There's been enough trauma to try to heal from.
You've lost a wife and they'e lost a mother.

As others have written here, let your children be the ones to ask, if they know at all.

DonnaT
08-07-2010, 07:17 AM
Before she heads off to school, ask her if she has anything she'd like to talk about. Emphasize anything. If she doesn't bring it up, then let it go.

Nikki A.
08-07-2010, 10:15 AM
Thanks for the advice, I guess I'll hold off a little longer for now. My daughter and I will be traveling down to New Orleans to get her set up so we will have a some free time.
As far as mom/daughter relationships it was rocky the last few years so I don't think they did that much talking. I've been open with them except for this issue, and she's been with me when I needed jeans or shorts and due to fit issues we've decided that women's jeans fit better, like she said jeans are jeans unless they're embroidered or some thing. No one big thing but lots of little things and I don't want them to feel like I'm not being truthful with them. Kinda like not telling the wife , but not really the same.
As far as my son, they are real close, so if she suspects he'd know what she's thinking. He's the more mellow easygoing child and I don't think h'd have a problem either. I'm not planning on transitioning or going 24/7 anything like that, but I do feel the need to express this side of me on occasion.

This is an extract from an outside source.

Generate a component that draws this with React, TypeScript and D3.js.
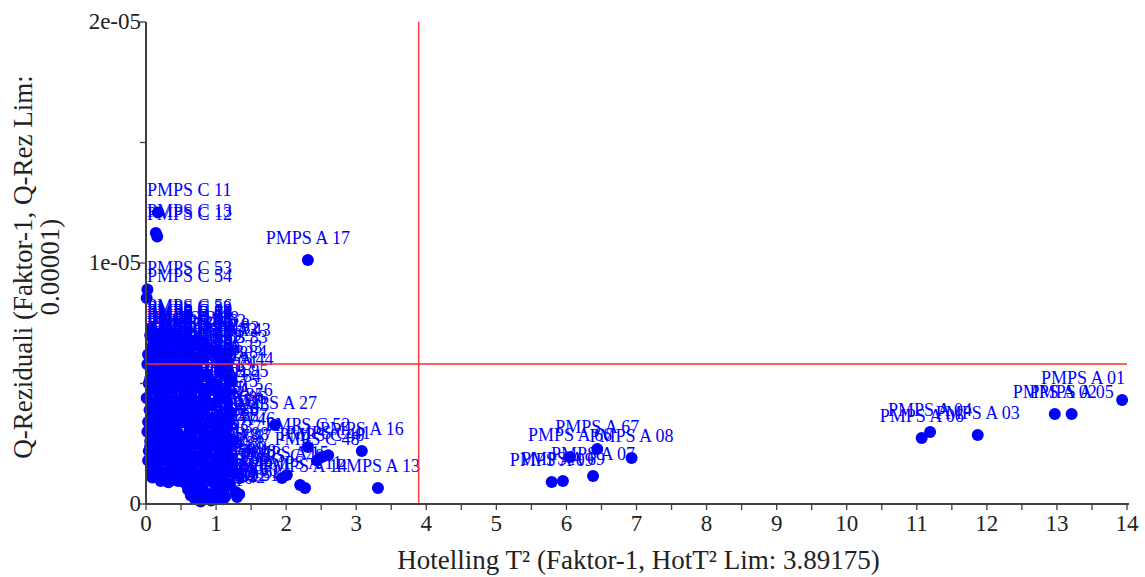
import React from "react";
import * as d3 from "d3";

// ---------- DATA ----------
// Outlying / well separated samples
const outlierIds = [
  "C 11", "C 13", "C 12", "A 17", "C 53", "C 54", "C 55", "C 14",
  "A 01", "A 02", "A 05", "A 03", "A 04", "A 06",
  "A 08", "A 67", "A 66", "A 07", "A 09", "A 69",
  "A 13", "A 16", "C 52", "A 27", "C 40", "C 41", "C 48", "C 49",
  "A 15", "A 11", "A 14", "A 78", "A 26",
];
const outlierT2 = [
  0.17, 0.14, 0.16, 2.31, 0.02, 0.01, 0.06, 0.1,
  13.93, 12.97, 13.21, 11.87, 11.19, 11.07,
  6.93, 6.44, 6.05, 6.38, 5.79, 5.95,
  3.31, 3.08, 2.31, 1.84, 2.51, 2.6, 2.44, 1.94,
  2.01, 2.2, 2.27, 0.86, 1.21,
];
const outlierQ = [
  12.1, 11.25, 11.1, 10.12, 8.9, 8.55, 7.0, 6.6,
  4.32, 3.73, 3.73, 2.86, 2.99, 2.74,
  1.91, 2.28, 1.95, 1.16, 0.91, 0.95,
  0.66, 2.2, 2.36, 3.28, 1.95, 2.02, 1.8, 1.08,
  1.2, 0.79, 0.66, 5.35, 3.8,
];

// Dense group of samples near the origin
const clusterIds = [
  "C 01", "C 02", "C 03", "C 04", "C 05", "C 06", "C 07", "C 08", "C 09", "C 10", "C 15",
  "C 16", "C 17", "C 18", "C 19", "C 20", "C 21", "C 22", "C 23", "C 24", "C 25", "C 26", "C 27", "C 28", "C 29", "C 30", "C 31",
  "C 32", "C 33", "C 34", "C 35", "C 36", "C 37", "C 38", "C 39", "C 42", "C 43", "C 44", "C 45", "C 46", "C 47", "C 50",
  "B 01", "B 02", "B 03", "B 04", "B 05", "B 06", "B 07", "B 08", "B 09", "B 10", "B 11", "B 12", "B 13",
  "B 14", "B 15", "B 16", "B 17", "B 18", "B 19", "B 20", "B 21", "B 22", "B 23", "B 24", "B 25", "B 26", "B 27",
  "B 28", "B 29", "B 30", "B 31", "B 32", "B 33", "B 34", "B 35", "B 36", "B 37", "B 38", "B 39", "B 40", "B 41",
  "A 18", "A 19", "A 20", "A 21", "A 22", "A 23", "A 24", "A 25", "A 28", "A 29", "A 30", "A 31",
  "A 32", "A 33", "A 34", "A 35", "A 36", "A 37", "A 38", "A 39", "A 40", "A 41", "A 42",
  "A 43", "A 44", "A 45", "A 46", "A 47", "A 48", "A 49", "A 50", "A 51", "A 52",
];
const clusterT2 = [
  0.03, 0.02, 0.04, 0.01, 0.05, 0.03, 0.02, 0.06, 0.04, 0.03, 0.07,
  0.12, 0.16, 0.14, 0.18, 0.13, 0.17, 0.15, 0.19, 0.12, 0.16, 0.2, 0.14, 0.18, 0.13, 0.17, 0.21,
  0.28, 0.32, 0.26, 0.3, 0.34, 0.27, 0.31, 0.35, 0.29, 0.33, 0.26, 0.3, 0.36, 0.28, 0.32,
  0.42, 0.46, 0.44, 0.48, 0.41, 0.45, 0.5, 0.43, 0.47, 0.41, 0.49, 0.44, 0.46,
  0.58, 0.62, 0.56, 0.6, 0.64, 0.57, 0.61, 0.65, 0.59, 0.63, 0.58, 0.62, 0.6, 0.64,
  0.72, 0.76, 0.74, 0.78, 0.71, 0.75, 0.79, 0.73, 0.77, 0.72, 0.76, 0.7, 0.74, 0.78,
  0.88, 0.92, 0.85, 0.9, 0.94, 0.87, 0.91, 0.95, 0.84, 0.89, 0.93, 0.73,
  1.02, 1.06, 1.04, 1.08, 1.01, 1.05, 1.09, 1.03, 1.07, 1.0, 1.1,
  1.18, 1.22, 1.16, 1.24, 1.19, 1.26, 1.2, 1.28, 1.3, 1.33,
];
const clusterQ = [
  6.2, 5.8, 5.0, 4.4, 3.9, 3.4, 3.0, 2.6, 2.2, 1.8, 1.4,
  7.1, 6.7, 6.3, 5.9, 5.5, 5.1, 4.7, 4.2, 3.7, 3.3, 2.9, 2.5, 2.1, 1.6, 1.2, 0.95,
  7.2, 6.8, 6.2, 5.7, 5.3, 4.6, 4.1, 3.6, 3.2, 2.8, 2.4, 2.0, 1.5, 1.1, 0.9,
  7.0, 6.5, 5.9, 5.4, 4.9, 4.3, 3.8, 3.3, 2.6, 2.2, 1.7, 1.3, 0.95,
  6.9, 6.3, 5.6, 5.0, 4.5, 4.0, 3.5, 2.9, 2.4, 1.9, 1.4, 1.0, 0.6, 0.35,
  6.8, 6.1, 5.5, 4.8, 4.2, 3.7, 3.1, 2.5, 1.8, 1.2, 0.7, 0.4, 0.2, 0.1,
  6.5, 4.9, 4.0, 3.4, 2.8, 2.1, 1.5, 0.9, 0.5, 0.3, 0.15, 5.27,
  6.4, 5.6, 4.4, 3.6, 3.0, 2.3, 1.6, 1.0, 0.6, 0.3, 0.2,
  6.3, 5.1, 3.2, 2.6, 1.9, 1.3, 0.8, 0.5, 0.29, 0.4,
];

// Further samples of the dense group (interleaved columns)
const denseIds = [
  "C 56", "C 57", "C 58", "C 59", "C 60", "C 61", "C 62", "C 63", "C 64", "C 65", "C 66", "C 67", "C 68", "C 69", "C 70",
  "C 71", "C 72", "C 73", "C 74", "C 75", "C 76", "C 77", "C 78", "C 79", "C 80", "C 81", "C 82", "C 83",
  "C 84", "C 85", "C 86", "C 87", "C 88", "C 89", "C 90", "C 91", "C 92", "C 93", "C 94", "C 95",
  "C 96", "C 97", "C 98", "C 99", "B 42", "B 43", "B 44", "B 45", "B 46", "B 47", "B 48", "B 49",
  "B 50", "B 51", "B 52", "B 53", "B 54", "B 55", "B 56", "B 57", "B 58", "B 59", "B 60", "B 61",
  "B 62", "B 63", "B 64", "B 65", "B 66", "B 67", "B 68", "B 69", "B 70", "B 71", "B 72",
  "B 73", "B 74", "B 75", "B 76", "B 77", "B 78", "B 79", "B 80", "B 81", "B 82",
  "B 83", "B 84", "B 85", "B 86", "B 87", "B 88", "B 89", "B 90", "B 91", "B 92",
];
const denseT2 = [
  0.08, 0.09, 0.07, 0.1, 0.08, 0.06, 0.09, 0.1, 0.07, 0.08, 0.09, 0.06, 0.1, 0.08, 0.09,
  0.22, 0.24, 0.21, 0.23, 0.25, 0.22, 0.24, 0.21, 0.23, 0.25, 0.22, 0.24, 0.23,
  0.38, 0.39, 0.37, 0.4, 0.38, 0.36, 0.39, 0.4, 0.37, 0.38, 0.39, 0.37,
  0.52, 0.54, 0.53, 0.51, 0.55, 0.52, 0.54, 0.53, 0.51, 0.55, 0.52, 0.54,
  0.68, 0.67, 0.69, 0.66, 0.68, 0.7, 0.67, 0.69, 0.66, 0.68, 0.67, 0.69,
  0.82, 0.81, 0.83, 0.8, 0.82, 0.84, 0.81, 0.83, 0.8, 0.82, 0.81,
  0.98, 0.97, 0.99, 0.96, 0.98, 1.0, 0.97, 0.99, 0.96, 0.98,
  1.13, 1.12, 1.14, 1.11, 1.13, 1.15, 1.12, 1.14, 1.11, 1.13,
];
const denseQ = [
  7.3, 6.9, 6.4, 6.0, 5.6, 5.2, 4.7, 4.2, 3.8, 3.3, 2.9, 2.4, 2.0, 1.6, 1.1,
  7.0, 6.5, 6.0, 5.4, 4.9, 4.4, 3.9, 3.4, 2.7, 2.3, 1.8, 1.3, 1.0,
  7.1, 6.6, 6.1, 5.5, 4.8, 4.3, 3.7, 3.1, 2.5, 1.9, 1.4, 1.0,
  6.8, 6.2, 5.7, 5.2, 4.6, 4.0, 3.4, 2.8, 2.3, 1.6, 1.1, 0.9,
  6.6, 5.8, 5.1, 4.4, 3.8, 3.2, 2.6, 2.0, 1.5, 0.9, 0.5, 0.25,
  6.7, 6.0, 4.5, 3.9, 3.0, 2.4, 1.7, 1.1, 0.7, 0.35, 0.2,
  6.3, 5.0, 4.2, 3.3, 2.6, 1.9, 1.3, 0.8, 0.45, 0.25,
  6.0, 5.4, 4.6, 3.5, 2.8, 2.0, 1.4, 0.9, 0.55, 0.3,
];

const xTicks = [0, 1, 2, 3, 4, 5, 6, 7, 8, 9, 10, 11, 12, 13, 14];
const xMinorTicks = [0.5, 1.5, 2.5, 3.5, 4.5, 5.5, 6.5, 7.5, 8.5, 9.5, 10.5, 11.5, 12.5, 13.5];
const yTicks = [0, 10, 20];
const yTickLabels = ["0", "1e-05", "2e-05"];
const yMinorTicks = [5, 15];

const hotT2Limit = 3.89175;
const qResLimit = 5.81; // drawn position of the Q-residual limit line (×1e-6)

const xTitle = "Hotelling T\u00B2 (Faktor-1, HotT\u00B2 Lim: 3.89175)";
const yTitle1 = "Q-Reziduali (Faktor-1, Q-Rez Lim:";
const yTitle2 = "0.00001)";

// ---------- CHART ----------
const W = 1145;
const H = 577;
const left = 146;
const right = 1127;
const top = 22;
const bottom = 504;

const FONT = "'Liberation Serif', 'Times New Roman', serif";
const BLUE = "#0000ff";
const AXIS = "#404040";

let measureCtx: CanvasRenderingContext2D | null = null;
function textWidth(s: string, size: number): number {
  if (!measureCtx) {
    const c = document.createElement("canvas");
    measureCtx = c.getContext("2d");
  }
  if (!measureCtx) return s.length * size * 0.5;
  measureCtx.font = `${size}px 'Liberation Serif'`;
  return measureCtx.measureText(s).width;
}

export default function App() {
  const x = d3.scaleLinear().domain([0, 14]).range([left, right]);
  const y = d3.scaleLinear().domain([0, 20]).range([bottom, top]);

  const points = [
    ...clusterIds.map((id, i) => ({ name: "PMPS " + id, t2: clusterT2[i], q: clusterQ[i] })),
    ...denseIds.map((id, i) => ({ name: "PMPS " + id, t2: denseT2[i], q: denseQ[i] })),
    ...outlierIds.map((id, i) => ({ name: "PMPS " + id, t2: outlierT2[i], q: outlierQ[i] })),
  ];

  const labelSize = 18;

  return (
    <svg
      width={W}
      height={H}
      style={{ position: "absolute", left: 0, top: 0, background: "#fff" }}
      fontFamily={FONT}
    >
      <rect x={0} y={0} width={W} height={H} fill="#fff" />

      {/* points */}
      <g>
        {points.map((p, i) => (
          <circle key={"c" + i} cx={x(p.t2)} cy={y(p.q)} r={6} fill={BLUE} />
        ))}
      </g>
      {/* labels */}
      <g fontSize={labelSize} fill={BLUE}>
        {points.map((p, i) => {
          const w = textWidth(p.name, labelSize);
          let cx = x(p.t2);
          cx = Math.max(left + 1 + w / 2, Math.min(right - 1 - w / 2, cx));
          return (
            <text key={"t" + i} x={cx} y={y(p.q) - 16} textAnchor="middle">
              {p.name}
            </text>
          );
        })}
      </g>

      {/* limit lines */}
      <line x1={x(hotT2Limit)} x2={x(hotT2Limit)} y1={top} y2={bottom} stroke="#ff2a2a" strokeWidth={1.3} />
      <line x1={left} x2={right} y1={y(qResLimit)} y2={y(qResLimit)} stroke="#ff2a2a" strokeWidth={1.3} />

      {/* axes */}
      <line x1={left} x2={left} y1={top} y2={bottom} stroke={AXIS} strokeWidth={2} />
      <line x1={left} x2={right + 2} y1={bottom} y2={bottom} stroke={AXIS} strokeWidth={2} />

      {xTicks.map((t) => (
        <g key={"xt" + t}>
          <line x1={x(t)} x2={x(t)} y1={bottom} y2={bottom + 6} stroke={AXIS} strokeWidth={1.3} />
          <text x={x(t)} y={bottom + 27} textAnchor="middle" fontSize={23} fill="#222">
            {t}
          </text>
        </g>
      ))}
      {xMinorTicks.map((t) => (
        <line key={"xm" + t} x1={x(t)} x2={x(t)} y1={bottom} y2={bottom + 6} stroke={AXIS} strokeWidth={1.3} />
      ))}
      {yTicks.map((t, i) => (
        <g key={"yt" + t}>
          <line x1={left - 6} x2={left} y1={y(t)} y2={y(t)} stroke={AXIS} strokeWidth={1.3} />
          <text x={left - 5} y={y(t) + 7} textAnchor="end" fontSize={23} fill="#222">
            {yTickLabels[i]}
          </text>
        </g>
      ))}
      {yMinorTicks.map((t) => (
        <line key={"ym" + t} x1={left - 6} x2={left} y1={y(t)} y2={y(t)} stroke={AXIS} strokeWidth={1.3} />
      ))}

      {/* titles */}
      <text x={(left + right) / 2 + 2} y={569} textAnchor="middle" fontSize={27} fill="#222">
        {xTitle}
      </text>
      <g transform={`translate(0, ${(top + bottom) / 2 + 4}) rotate(-90)`}>
        <text x={0} y={32} textAnchor="middle" fontSize={27} fill="#222">
          {yTitle1}
        </text>
        <text x={0} y={59} textAnchor="middle" fontSize={27} fill="#222">
          {yTitle2}
        </text>
      </g>
    </svg>
  );
}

All of my family lives in another state or countries so that is not even an option.

Rachel Morley
08-07-2010, 10:20 AM
Do I bother coming clean or just let it stay unspoken.
You don't know for sure what her reaction is going to be. She's going to have a lot to think about if she's about to go off to college. If she take it badly, you don't want to burden her with another worry. I would say nothing at this particular moment in time, and if you do want to tell her, let her settle in at college first, then come clean. :2c:

sometimes_miss
08-08-2010, 01:06 PM
She has enough to deal with. Sure, you want to be able to 'come clean', and be accepted. But consider the opposite possibilities...disaster. Leave well enough alone. If she wants to come forward and discuss it with you, let her do that. Don't push it.